Further benefits of using art include:
- Providing a colour palette
- Making a room feel finished
- Adding texture
- Creating a focal point
Choosing the Right Art for Your Space
So, if art is a visual reminder of who we are, how do we pick the right pieces? We talk in length on this week’s podcast about exactly that, but here are a few considerations before taking the dive and investing:
- What is the intent? This is a word you will hear us use a lot, but it is key to all decisions you make as a designer, whether those decisions be personal, or on behalf of your client.
- Scale? Do not be afraid to go big, equally sometimes a beautifully small piece can be as breathtaking as a large imposing painting.
- Layer, layer, layer. This is key to good design, and using art as a layer, or indeed layers, in a project will add depth.
- What’s the budget? Art does not have to be expensive, but if you are spending a hefty amount on a piece, consider it carefully, because it’s likely that you, or your client, will be looking at it for a long time.
- Once you have chosen the perfect piece, you want to ensure you are lighting it correctly; what do you want to highlight and how?
Art is about confidence; having to confidence to choose and use a painting or sculpture. Confidence is not something which can be taught, instead confidence should be nurtured. If you have no idea where to start, look at what others are doing. We all start off knowing nothing, so learning through others is as good a place to start as any.

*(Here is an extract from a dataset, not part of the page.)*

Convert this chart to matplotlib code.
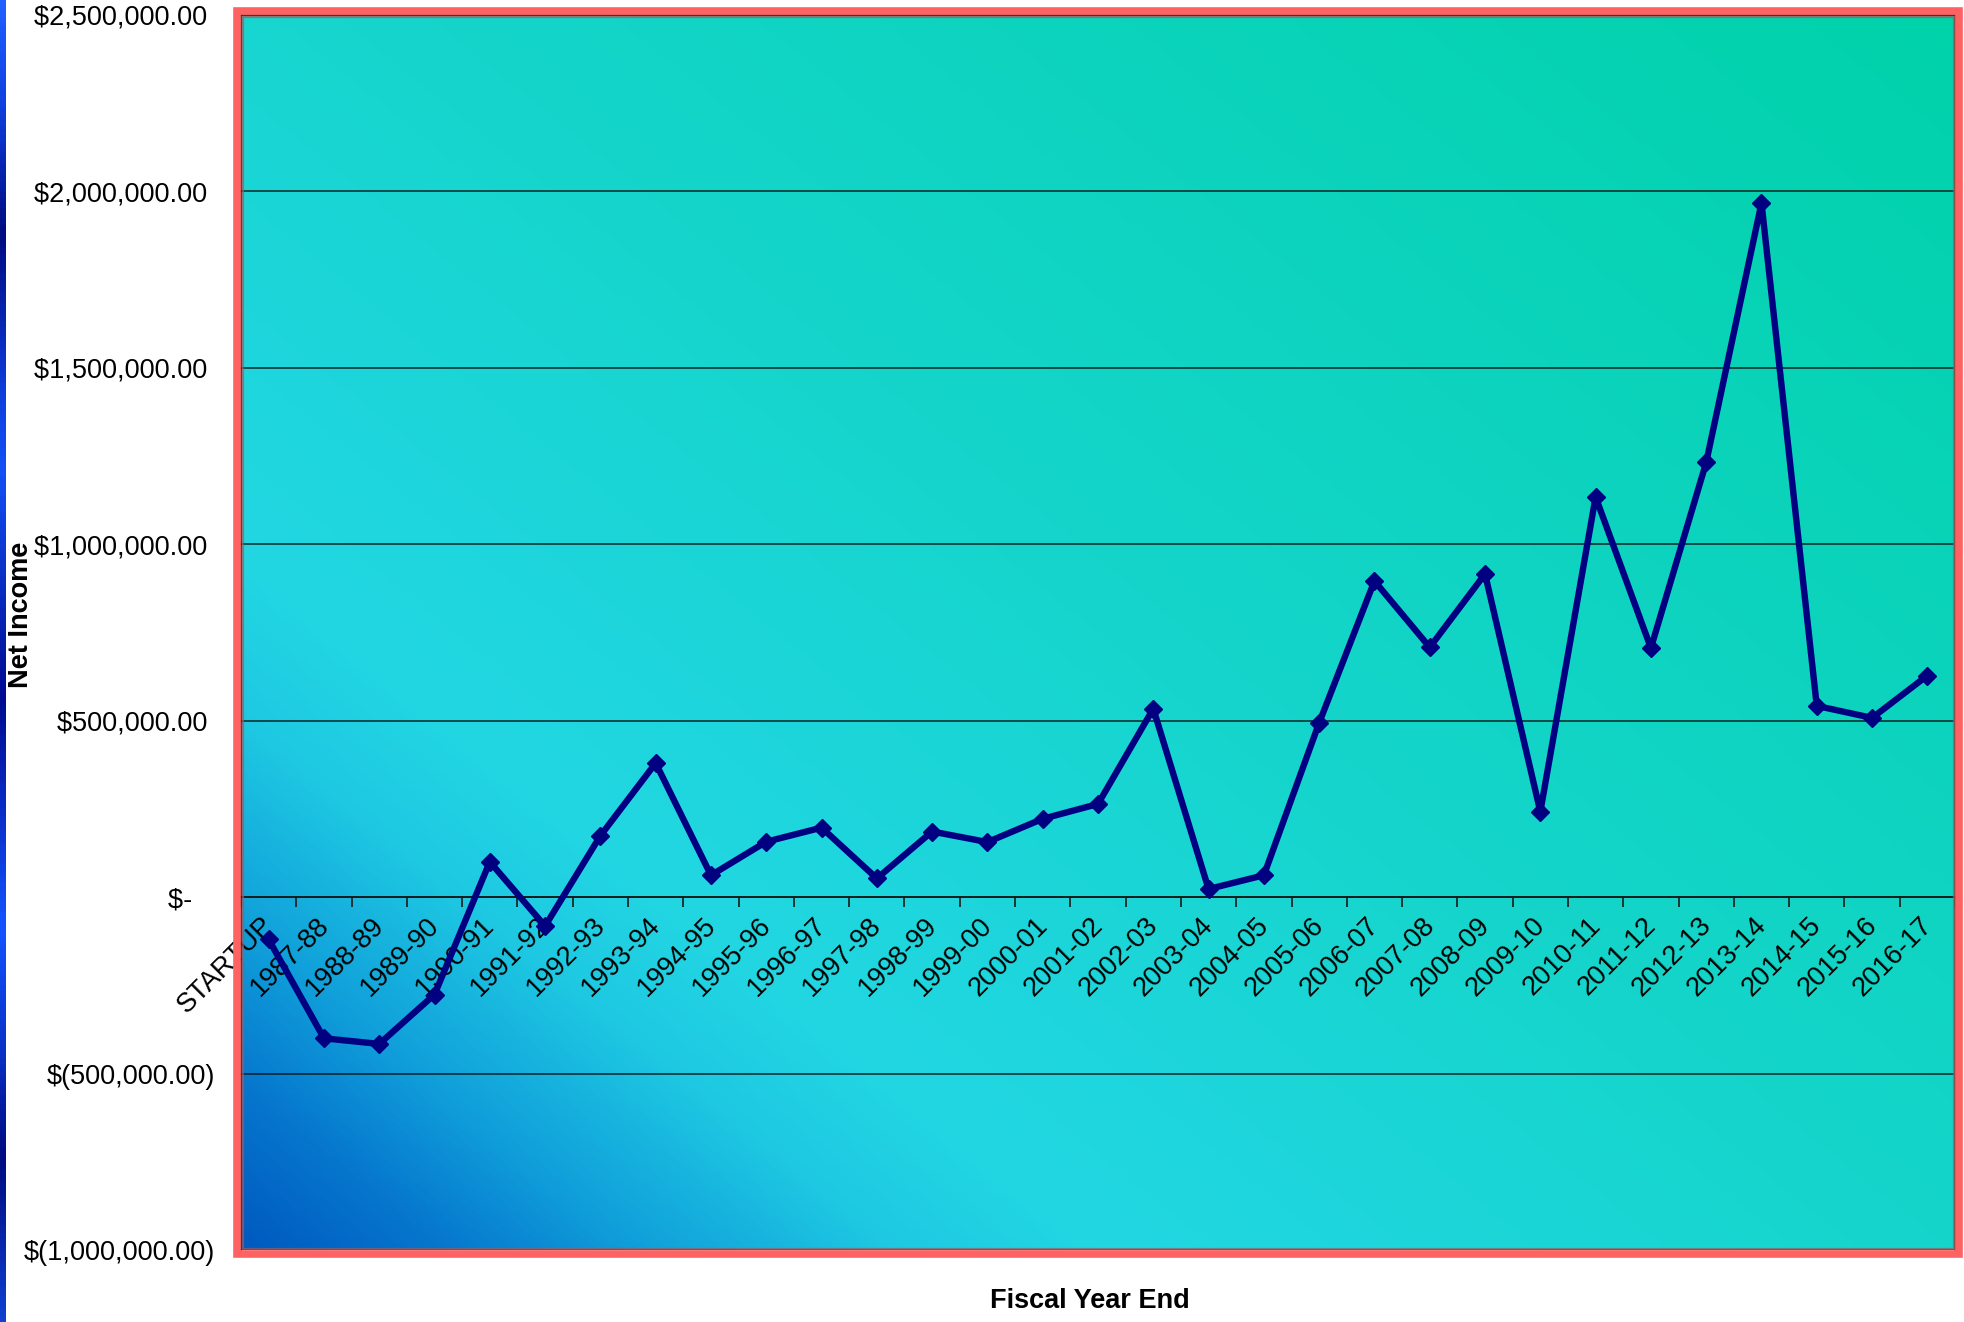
import numpy as np
import matplotlib
matplotlib.use("Agg")
import matplotlib.pyplot as plt
from matplotlib.colors import LinearSegmentedColormap
from matplotlib.patches import Rectangle
from matplotlib.transforms import ScaledTranslation

# ---------------- data ----------------
categories = ["STARTUP", "1987-88", "1988-89", "1989-90", "1990-91", "1991-92",
              "1992-93", "1993-94", "1994-95", "1995-96", "1996-97", "1997-98",
              "1998-99", "1999-00", "2000-01", "2001-02", "2002-03", "2003-04",
              "2004-05", "2005-06", "2006-07", "2007-08", "2008-09", "2009-10",
              "2010-11", "2011-12", "2012-13", "2013-14", "2014-15", "2015-16",
              "2016-17"]
net_income = [-120000, -400000, -416000, -276000, 100000, -82000,
              174000, 380000, 62000, 157000, 197000, 53000,
              186000, 156000, 222000, 264000, 534000, 23000,
              62000, 494000, 896000, 708000, 916000, 242000,
              1134000, 706000, 1232000, 1967000, 542000, 508000,
              628000]
y_ticks = [-1000000, -500000, 0, 500000, 1000000, 1500000, 2000000, 2500000]
y_tick_labels = ["$(1,000,000.00)", "$(500,000.00)", "$-   ", "$500,000.00 ",
                 "$1,000,000.00 ", "$1,500,000.00 ", "$2,000,000.00 ", "$2,500,000.00 "]
x_title = "Fiscal Year End"
y_title = "Net Income"

# ---------------- figure ----------------
W, H = 1965, 1322
DPI = 100
plt.rcParams['font.family'] = ['Liberation Sans', 'DejaVu Sans']
fig = plt.figure(figsize=(W / DPI, H / DPI), dpi=DPI)
fig.patch.set_facecolor('white')

ax_l, ax_r, ax_t, ax_b = 241, 1955, 15, 1250
ax = fig.add_axes([ax_l / W, 1 - ax_b / H, (ax_r - ax_l) / W, (ax_b - ax_t) / H])

# background gradient (bottom-left dark blue -> cyan -> green top-right)
aw, ah = ax_r - ax_l, ax_b - ax_t
xx, yy = np.meshgrid(np.linspace(0, aw, 400), np.linspace(0, ah, 300))
ux, uy = 0.63, 0.777
t = (xx * ux + yy * uy) / (aw * ux + ah * uy)
stops = [(0.0, (0, 90, 192)), (0.06, (6, 118, 205)), (0.12, (16, 158, 218)),
         (0.2, (30, 200, 226)), (0.26, (34, 214, 226)), (0.34, (30, 214, 221)),
         (0.5, (22, 213, 205)), (1.0, (0, 210, 170))]
cmap = LinearSegmentedColormap.from_list(
    "bg", [(p, tuple(c / 255 for c in col)) for p, col in stops])
ax.imshow(cmap(t), extent=[0, 1, 0, 1], origin='lower', transform=ax.transAxes,
          aspect='auto', zorder=-10, interpolation='bilinear')

x = np.arange(len(categories))
ax.plot(x, net_income, color='#000080', lw=4.6, marker='D', markersize=9.5,
        markerfacecolor='#000080', markeredgecolor='#000080', zorder=5,
        solid_joinstyle='round')

ax.set_xlim(-0.5, len(categories) - 0.5)
ax.set_ylim(-1000000, 2500000)

ax.set_yticks(y_ticks)
ax.set_yticklabels(y_tick_labels)
ax.yaxis.grid(True, color='#061818', lw=1.2, alpha=0.85, zorder=1)
ax.tick_params(axis='y', length=5, width=1, pad=14, labelsize=19.5, color='black')

# x axis at y = 0, ticks between categories, labels at category centres
ax.spines['bottom'].set_position(('data', 0))
ax.spines['bottom'].set_color('#1a1a1a')
ax.spines['bottom'].set_linewidth(1.3)
ax.set_xticks(np.arange(-0.5, len(categories), 1.0))
ax.set_xticklabels([])
ax.set_xticks(x, minor=True)
ax.set_xticklabels(categories, minor=True, rotation=45, ha='right', va='top',
                   rotation_mode='anchor', fontsize=19.5)
ax.tick_params(axis='x', which='major', length=7, width=1.2, direction='out', color='#1a1a1a')
ax.tick_params(axis='x', which='minor', length=0, pad=11)
shift = ScaledTranslation(-6 / 72, 0, fig.dpi_scale_trans)
for lab in ax.get_xticklabels(minor=True):
    lab.set_transform(lab.get_transform() + shift)

for s in ['top', 'right', 'left']:
    ax.spines[s].set_color('#333333')
    ax.spines[s].set_linewidth(1.2)

# red plot-area border
fig.patches.append(Rectangle((ax_l - 4, H - ax_b - 4), aw + 8, ah + 8,
                             transform=None, fill=False, edgecolor='#ff6262',
                             lw=5.5, zorder=10))
fig.patches.append(Rectangle((ax_l + 1.5, H - ax_b + 1.5), aw - 3, ah - 3,
                             transform=None, fill=False, edgecolor='#a85858',
                             lw=1.6, alpha=0.7, zorder=10))

# axis titles
fig.text(1090 / W, 1 - 1301 / H, x_title, ha='center', va='center',
         fontsize=19.5, fontweight='bold')
fig.text(21 / W, 1 - 615 / H, y_title, ha='center', va='center', rotation=90,
         fontsize=19.5, fontweight='bold')

# blue stripe at left edge
bar_ax = fig.add_axes([0, 0, 6 / W, 1])
bar_ax.axis('off')
bstops = [(0.0, (32, 96, 255)), (100 / H, (16, 64, 224)), (230 / H, (0, 10, 128)),
          (400 / H, (16, 64, 224)), (470 / H, (20, 80, 245)), (700 / H, (0, 10, 144)),
          (930 / H, (20, 84, 255)), (1050 / H, (10, 50, 200)), (1160 / H, (0, 10, 128)),
          (1.0, (16, 64, 208))]
bcmap = LinearSegmentedColormap.from_list(
    "bar", [(p, tuple(c / 255 for c in col)) for p, col in bstops])
bar_ax.imshow(bcmap(np.linspace(0, 1, 400))[:, None, :], aspect='auto',
              extent=[0, 1, 0, 1], origin='upper')

fig.savefig("out.png", dpi=DPI)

You can follow Joanna and her team on Instagram, @joannaplatinteriors, to see how intrinsic art is to all their projects. Their ethos is “Traditional English decorating with modern practicalities” and projects range of beautiful Georgian townhouses, to high-end new builds and even the odd property in the Ibizan countryside. Alongside art, Joanna and her team use layers of antique objects, colours, textures, and fabrics to create their signature look.
Peter Pennoyer Architects
@peterpennoyerarchitects are a New York based firm, who specialise in beautiful period properties whilst working alongside The Landmark Preservation Commission, the NY equivalent to Historic England. Whether it is a statement piece or a controversial gallery wall, the artwork used by the team is wholly appropriate for the space, with there being clear threads linking the pieces to the aesthetics of the scheme.
What's Your Dream Piece of Art?
Budget not being an issue, we have all been thinking about pieces we’d love to own, in a miracles-do-happen, Beyonce-level-rich sort of way. Here are our choices, and we’d love you to get in touch and tell us what you’d love to hang on your walls.
Amy choice is Artemisia Gentileschi’s Judith Slaying Holofernes (1593), because “she is such an inspiring artist, practicing at a time when all the ‘great masters’ were men. Her work has drama and intrigued, and this piece in particular really reflects her power as a woman.”
SJ has chosen Rene Magritte’s Les valeurs personnelles (1952) describing Magritte as “a leading figure in the surrealist movement who painted everyday objects in bizarre settings. His surrealist works feature apples, bowler hats and bizarre juxtapositions. It is philosophical, playful and provocative, and has influenced pop art and conceptual art”.
Finally, Stephen’s choice is Kazimir Malevich’s Suprematist Composition 1916, Stephen “loves the composition of Malevich’s work, it challenges you to think about form and space, and how the geometry relates to each other. That’s what I see when I look at his work, but it will mean something different to everyone”.
The beauty of art, is that there is something out there are everyone, it is not, as you have been led to believe, exclusive. Regardless of budgets and tastes, if you want to incorporate art into a scheme, we would urge you to do so, it’s good for your mental health after all!